--- START OF Provided data ---

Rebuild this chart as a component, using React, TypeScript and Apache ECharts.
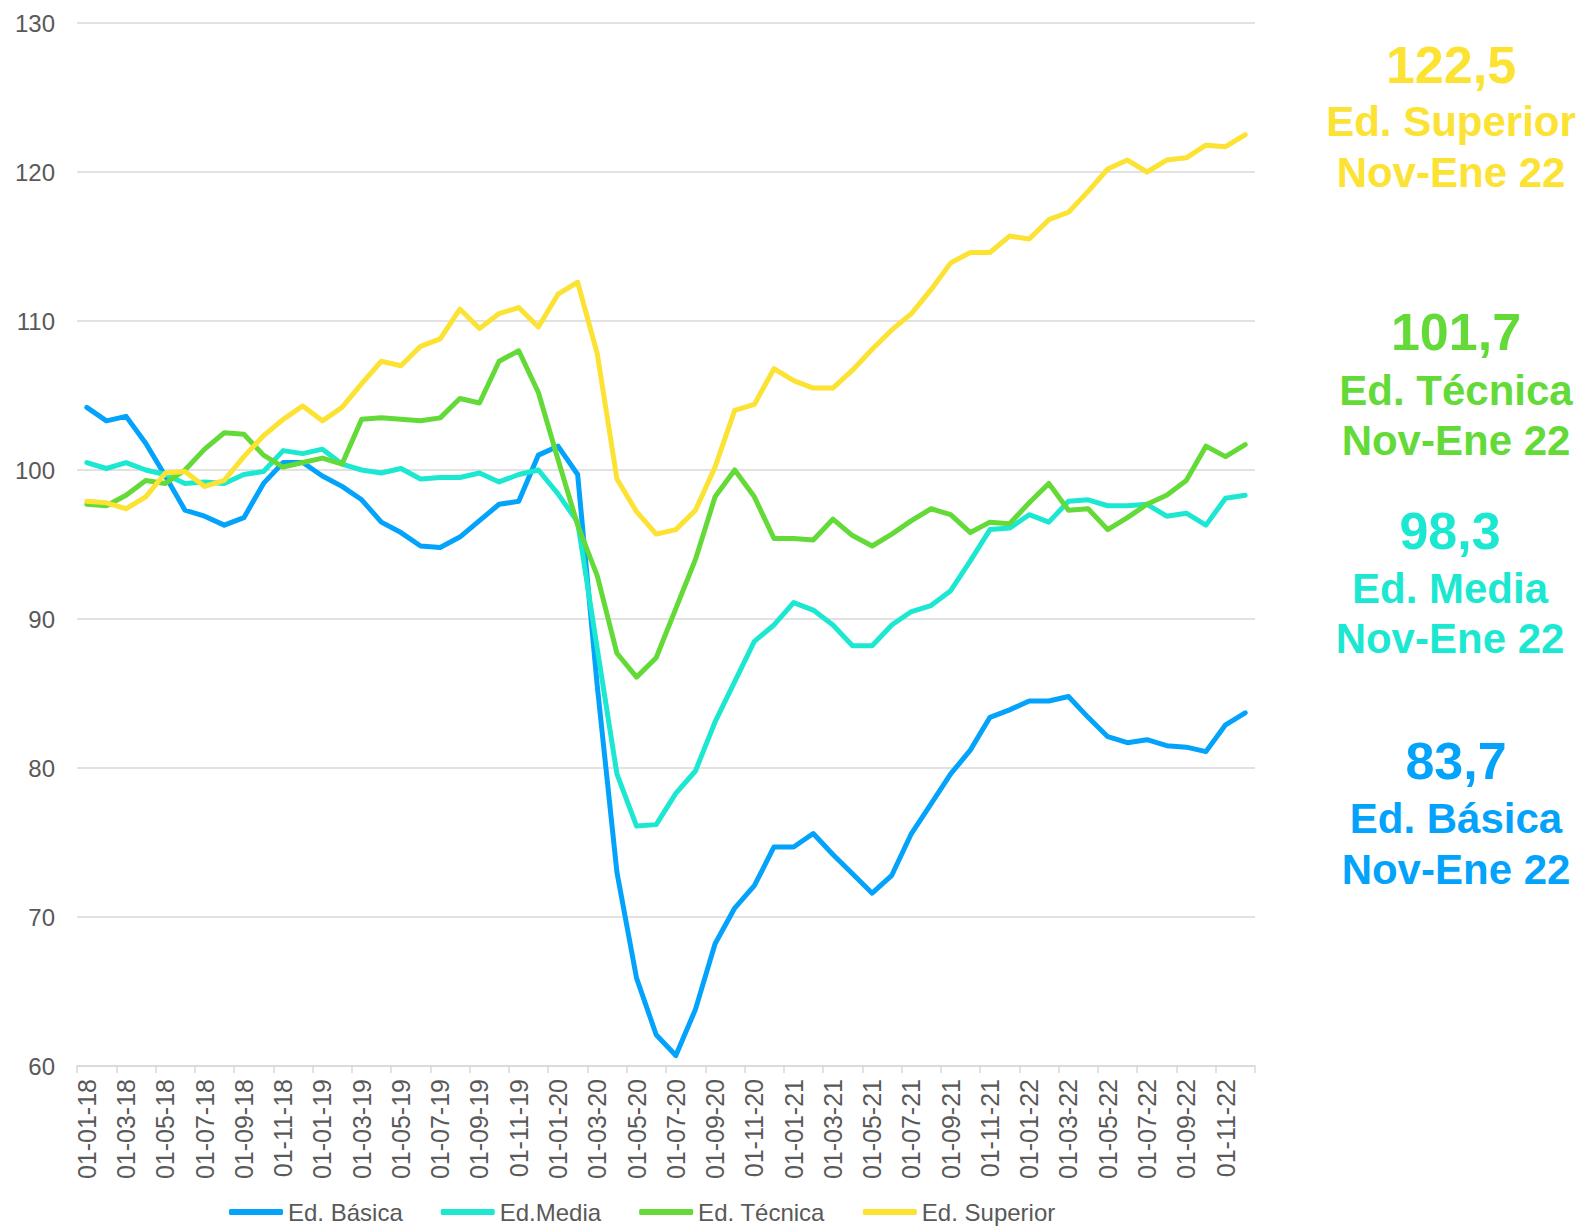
import React, { useEffect, useRef } from "react";
import * as echarts from "echarts";

const categories = [
  "01-01-18", "01-02-18", "01-03-18", "01-04-18", "01-05-18", "01-06-18",
  "01-07-18", "01-08-18", "01-09-18", "01-10-18", "01-11-18", "01-12-18",
  "01-01-19", "01-02-19", "01-03-19", "01-04-19", "01-05-19", "01-06-19",
  "01-07-19", "01-08-19", "01-09-19", "01-10-19", "01-11-19", "01-12-19",
  "01-01-20", "01-02-20", "01-03-20", "01-04-20", "01-05-20", "01-06-20",
  "01-07-20", "01-08-20", "01-09-20", "01-10-20", "01-11-20", "01-12-20",
  "01-01-21", "01-02-21", "01-03-21", "01-04-21", "01-05-21", "01-06-21",
  "01-07-21", "01-08-21", "01-09-21", "01-10-21", "01-11-21", "01-12-21",
  "01-01-22", "01-02-22", "01-03-22", "01-04-22", "01-05-22", "01-06-22",
  "01-07-22", "01-08-22", "01-09-22", "01-10-22", "01-11-22", "01-12-22",
];

const basica = [
  104.2, 103.3, 103.6, 101.8, 99.6, 97.3, 96.9, 96.3, 96.8, 99.1, 100.5, 100.5,
  99.6, 98.9, 98.0, 96.5, 95.8, 94.9, 94.8, 95.5, 96.6, 97.7, 97.9, 101.0,
  101.6, 99.7, 85.5, 73.0, 65.9, 62.1, 60.7, 63.8, 68.2, 70.6, 72.1, 74.7,
  74.7, 75.6, 74.2, 72.9, 71.6, 72.8, 75.6, 77.6, 79.6, 81.2, 83.4, 83.9,
  84.5, 84.5, 84.8, 83.4, 82.1, 81.7, 81.9, 81.5, 81.4, 81.1, 82.9, 83.7,
];

const media = [
  100.5, 100.1, 100.5, 100.0, 99.7, 99.1, 99.2, 99.1, 99.7, 99.9, 101.3, 101.1,
  101.4, 100.4, 100.0, 99.8, 100.1, 99.4, 99.5, 99.5, 99.8, 99.2, 99.7, 100.0,
  98.4, 96.5, 88.0, 79.6, 76.1, 76.2, 78.3, 79.8, 83.1, 85.8, 88.5, 89.6,
  91.1, 90.6, 89.6, 88.2, 88.2, 89.6, 90.5, 90.9, 91.9, 93.9, 96.0, 96.1,
  97.0, 96.5, 97.9, 98.0, 97.6, 97.6, 97.7, 96.9, 97.1, 96.3, 98.1, 98.3,
];

const tecnica = [
  97.7, 97.6, 98.3, 99.3, 99.1, 100.0, 101.4, 102.5, 102.4, 101.0, 100.2, 100.5,
  100.8, 100.4, 103.4, 103.5, 103.4, 103.3, 103.5, 104.8, 104.5, 107.3, 108.0, 105.2,
  100.7, 96.3, 92.9, 87.7, 86.1, 87.4, 90.7, 94.0, 98.2, 100.0, 98.2, 95.4,
  95.4, 95.3, 96.7, 95.6, 94.9, 95.7, 96.6, 97.4, 97.0, 95.8, 96.5, 96.4,
  97.8, 99.1, 97.3, 97.4, 96.0, 96.8, 97.7, 98.3, 99.3, 101.6, 100.9, 101.7,
];

const superior = [
  97.9, 97.8, 97.4, 98.2, 99.8, 99.9, 98.9, 99.3, 100.9, 102.3, 103.4, 104.3,
  103.3, 104.2, 105.8, 107.3, 107.0, 108.3, 108.8, 110.8, 109.5, 110.5, 110.9, 109.6,
  111.8, 112.6, 107.8, 99.4, 97.2, 95.7, 96.0, 97.3, 100.2, 104.0, 104.4, 106.8,
  106.0, 105.5, 105.5, 106.7, 108.1, 109.4, 110.5, 112.1, 113.9, 114.6, 114.6, 115.7,
  115.5, 116.8, 117.3, 118.7, 120.2, 120.8, 120.0, 120.8, 120.95, 121.8, 121.7, 122.5,
];

const seriesNames = ["Ed. Básica", "Ed.Media", "Ed. Técnica", "Ed. Superior"];
const seriesData = [basica, media, tecnica, superior];
const colors = ["#03A3FC", "#1CE8D1", "#63DA38", "#FBE233"];

// right-side callouts
const calloutValues = ["122,5", "101,7", "98,3", "83,7"];
const calloutNames = ["Ed. Superior", "Ed. Técnica", "Ed. Media", "Ed. Básica"];
const calloutPeriod = "Nov-Ene 22";
const calloutColors = [colors[3], colors[2], colors[1], colors[0]];
const calloutX = [1451, 1456, 1450, 1456];
const calloutY = [
  [65, 121, 172],
  [332, 390, 440],
  [531, 588, 638],
  [761, 818, 869],
];

const FONT = '"Liberation Sans", Arial, Helvetica, sans-serif';

function textEl(text: string, x: number, y: number, size: number, color: string) {
  return {
    type: "text",
    x,
    y,
    silent: true,
    style: {
      text,
      fill: color,
      font: `bold ${size}px ${FONT}`,
      fontSize: size,
      fontWeight: "bold",
      fontFamily: FONT,
      textAlign: "center",
      align: "center",
      textVerticalAlign: "middle",
      verticalAlign: "middle",
    },
  };
}

export default function App() {
  const ref = useRef<HTMLDivElement>(null);

  useEffect(() => {
    if (!ref.current) return;
    const chart = echarts.init(ref.current, undefined, { renderer: "svg" });

    const graphics: any[] = [];
    calloutValues.forEach((v, i) => {
      graphics.push(textEl(v, calloutX[i], calloutY[i][0], 52, calloutColors[i]));
      graphics.push(textEl(calloutNames[i], calloutX[i], calloutY[i][1], 42, calloutColors[i]));
      graphics.push(textEl(calloutPeriod, calloutX[i], calloutY[i][2], 42, calloutColors[i]));
    });

    chart.setOption({
      animation: false,
      backgroundColor: "#ffffff",
      textStyle: { fontFamily: FONT },
      grid: { left: 77, right: 322, top: 23, bottom: 164, containLabel: false },
      legend: {
        data: seriesNames,
        left: 229,
        top: 1199,
        padding: 0,
        icon: "roundRect",
        itemWidth: 54,
        itemHeight: 6,
        itemGap: 38,
        textStyle: { color: "#595959", fontSize: 24, lineHeight: 26, fontFamily: FONT },
      },
      xAxis: {
        type: "category",
        data: categories,
        boundaryGap: true,
        axisLine: { show: true, lineStyle: { color: "#D9D9D9", width: 1.5 } },
        axisTick: {
          show: true,
          interval: 1,
          length: 7,
          lineStyle: { color: "#D9D9D9", width: 1.5 },
        },
        axisLabel: {
          interval: 1,
          rotate: 90,
          margin: 13,
          color: "#595959",
          fontSize: 25,
          fontFamily: FONT,
        },
      },
      yAxis: {
        type: "value",
        min: 60,
        max: 130,
        interval: 10,
        axisLine: { show: false },
        axisTick: { show: false },
        axisLabel: { color: "#595959", fontSize: 24, margin: 22, fontFamily: FONT },
        splitLine: { lineStyle: { color: "#D9D9D9", width: 1.5 } },
      },
      series: seriesNames.map((name, i) => ({
        name,
        type: "line",
        data: seriesData[i],
        symbol: "none",
        smooth: false,
        color: colors[i],
        lineStyle: { color: colors[i], width: 5, cap: "round", join: "round" },
        z: 2 + i,
      })),
      graphic: graphics,
    });

    return () => {
      chart.dispose();
    };
  }, []);

  return (
    <div
      ref={ref}
      style={{ position: "fixed", left: 0, top: 0, width: 1577, height: 1230, background: "#fff" }}
    />
  );
}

--- END OF Provided data ---

Work to complete: Set down all the data again exactly as above, pictures excluded.

Exercise response:
Rebuild this chart as a component, using React, TypeScript and Apache ECharts.
import React, { useEffect, useRef } from "react";
import * as echarts from "echarts";

const categories = [
  "01-01-18", "01-02-18", "01-03-18", "01-04-18", "01-05-18", "01-06-18",
  "01-07-18", "01-08-18", "01-09-18", "01-10-18", "01-11-18", "01-12-18",
  "01-01-19", "01-02-19", "01-03-19", "01-04-19", "01-05-19", "01-06-19",
  "01-07-19", "01-08-19", "01-09-19", "01-10-19", "01-11-19", "01-12-19",
  "01-01-20", "01-02-20", "01-03-20", "01-04-20", "01-05-20", "01-06-20",
  "01-07-20", "01-08-20", "01-09-20", "01-10-20", "01-11-20", "01-12-20",
  "01-01-21", "01-02-21", "01-03-21", "01-04-21", "01-05-21", "01-06-21",
  "01-07-21", "01-08-21", "01-09-21", "01-10-21", "01-11-21", "01-12-21",
  "01-01-22", "01-02-22", "01-03-22", "01-04-22", "01-05-22", "01-06-22",
  "01-07-22", "01-08-22", "01-09-22", "01-10-22", "01-11-22", "01-12-22",
];

const basica = [
  104.2, 103.3, 103.6, 101.8, 99.6, 97.3, 96.9, 96.3, 96.8, 99.1, 100.5, 100.5,
  99.6, 98.9, 98.0, 96.5, 95.8, 94.9, 94.8, 95.5, 96.6, 97.7, 97.9, 101.0,
  101.6, 99.7, 85.5, 73.0, 65.9, 62.1, 60.7, 63.8, 68.2, 70.6, 72.1, 74.7,
  74.7, 75.6, 74.2, 72.9, 71.6, 72.8, 75.6, 77.6, 79.6, 81.2, 83.4, 83.9,
  84.5, 84.5, 84.8, 83.4, 82.1, 81.7, 81.9, 81.5, 81.4, 81.1, 82.9, 83.7,
];

const media = [
  100.5, 100.1, 100.5, 100.0, 99.7, 99.1, 99.2, 99.1, 99.7, 99.9, 101.3, 101.1,
  101.4, 100.4, 100.0, 99.8, 100.1, 99.4, 99.5, 99.5, 99.8, 99.2, 99.7, 100.0,
  98.4, 96.5, 88.0, 79.6, 76.1, 76.2, 78.3, 79.8, 83.1, 85.8, 88.5, 89.6,
  91.1, 90.6, 89.6, 88.2, 88.2, 89.6, 90.5, 90.9, 91.9, 93.9, 96.0, 96.1,
  97.0, 96.5, 97.9, 98.0, 97.6, 97.6, 97.7, 96.9, 97.1, 96.3, 98.1, 98.3,
];

const tecnica = [
  97.7, 97.6, 98.3, 99.3, 99.1, 100.0, 101.4, 102.5, 102.4, 101.0, 100.2, 100.5,
  100.8, 100.4, 103.4, 103.5, 103.4, 103.3, 103.5, 104.8, 104.5, 107.3, 108.0, 105.2,
  100.7, 96.3, 92.9, 87.7, 86.1, 87.4, 90.7, 94.0, 98.2, 100.0, 98.2, 95.4,
  95.4, 95.3, 96.7, 95.6, 94.9, 95.7, 96.6, 97.4, 97.0, 95.8, 96.5, 96.4,
  97.8, 99.1, 97.3, 97.4, 96.0, 96.8, 97.7, 98.3, 99.3, 101.6, 100.9, 101.7,
];

const superior = [
  97.9, 97.8, 97.4, 98.2, 99.8, 99.9, 98.9, 99.3, 100.9, 102.3, 103.4, 104.3,
  103.3, 104.2, 105.8, 107.3, 107.0, 108.3, 108.8, 110.8, 109.5, 110.5, 110.9, 109.6,
  111.8, 112.6, 107.8, 99.4, 97.2, 95.7, 96.0, 97.3, 100.2, 104.0, 104.4, 106.8,
  106.0, 105.5, 105.5, 106.7, 108.1, 109.4, 110.5, 112.1, 113.9, 114.6, 114.6, 115.7,
  115.5, 116.8, 117.3, 118.7, 120.2, 120.8, 120.0, 120.8, 120.95, 121.8, 121.7, 122.5,
];

const seriesNames = ["Ed. Básica", "Ed.Media", "Ed. Técnica", "Ed. Superior"];
const seriesData = [basica, media, tecnica, superior];
const colors = ["#03A3FC", "#1CE8D1", "#63DA38", "#FBE233"];

// right-side callouts
const calloutValues = ["122,5", "101,7", "98,3", "83,7"];
const calloutNames = ["Ed. Superior", "Ed. Técnica", "Ed. Media", "Ed. Básica"];
const calloutPeriod = "Nov-Ene 22";
const calloutColors = [colors[3], colors[2], colors[1], colors[0]];
const calloutX = [1451, 1456, 1450, 1456];
const calloutY = [
  [65, 121, 172],
  [332, 390, 440],
  [531, 588, 638],
  [761, 818, 869],
];

const FONT = '"Liberation Sans", Arial, Helvetica, sans-serif';

function textEl(text: string, x: number, y: number, size: number, color: string) {
  return {
    type: "text",
    x,
    y,
    silent: true,
    style: {
      text,
      fill: color,
      font: `bold ${size}px ${FONT}`,
      fontSize: size,
      fontWeight: "bold",
      fontFamily: FONT,
      textAlign: "center",
      align: "center",
      textVerticalAlign: "middle",
      verticalAlign: "middle",
    },
  };
}

export default function App() {
  const ref = useRef<HTMLDivElement>(null);

  useEffect(() => {
    if (!ref.current) return;
    const chart = echarts.init(ref.current, undefined, { renderer: "svg" });

    const graphics: any[] = [];
    calloutValues.forEach((v, i) => {
      graphics.push(textEl(v, calloutX[i], calloutY[i][0], 52, calloutColors[i]));
      graphics.push(textEl(calloutNames[i], calloutX[i], calloutY[i][1], 42, calloutColors[i]));
      graphics.push(textEl(calloutPeriod, calloutX[i], calloutY[i][2], 42, calloutColors[i]));
    });

    chart.setOption({
      animation: false,
      backgroundColor: "#ffffff",
      textStyle: { fontFamily: FONT },
      grid: { left: 77, right: 322, top: 23, bottom: 164, containLabel: false },
      legend: {
        data: seriesNames,
        left: 229,
        top: 1199,
        padding: 0,
        icon: "roundRect",
        itemWidth: 54,
        itemHeight: 6,
        itemGap: 38,
        textStyle: { color: "#595959", fontSize: 24, lineHeight: 26, fontFamily: FONT },
      },
      xAxis: {
        type: "category",
        data: categories,
        boundaryGap: true,
        axisLine: { show: true, lineStyle: { color: "#D9D9D9", width: 1.5 } },
        axisTick: {
          show: true,
          interval: 1,
          length: 7,
          lineStyle: { color: "#D9D9D9", width: 1.5 },
        },
        axisLabel: {
          interval: 1,
          rotate: 90,
          margin: 13,
          color: "#595959",
          fontSize: 25,
          fontFamily: FONT,
        },
      },
      yAxis: {
        type: "value",
        min: 60,
        max: 130,
        interval: 10,
        axisLine: { show: false },
        axisTick: { show: false },
        axisLabel: { color: "#595959", fontSize: 24, margin: 22, fontFamily: FONT },
        splitLine: { lineStyle: { color: "#D9D9D9", width: 1.5 } },
      },
      series: seriesNames.map((name, i) => ({
        name,
        type: "line",
        data: seriesData[i],
        symbol: "none",
        smooth: false,
        color: colors[i],
        lineStyle: { color: colors[i], width: 5, cap: "round", join: "round" },
        z: 2 + i,
      })),
      graphic: graphics,
    });

    return () => {
      chart.dispose();
    };
  }, []);

  return (
    <div
      ref={ref}
      style={{ position: "fixed", left: 0, top: 0, width: 1577, height: 1230, background: "#fff" }}
    />
  );
}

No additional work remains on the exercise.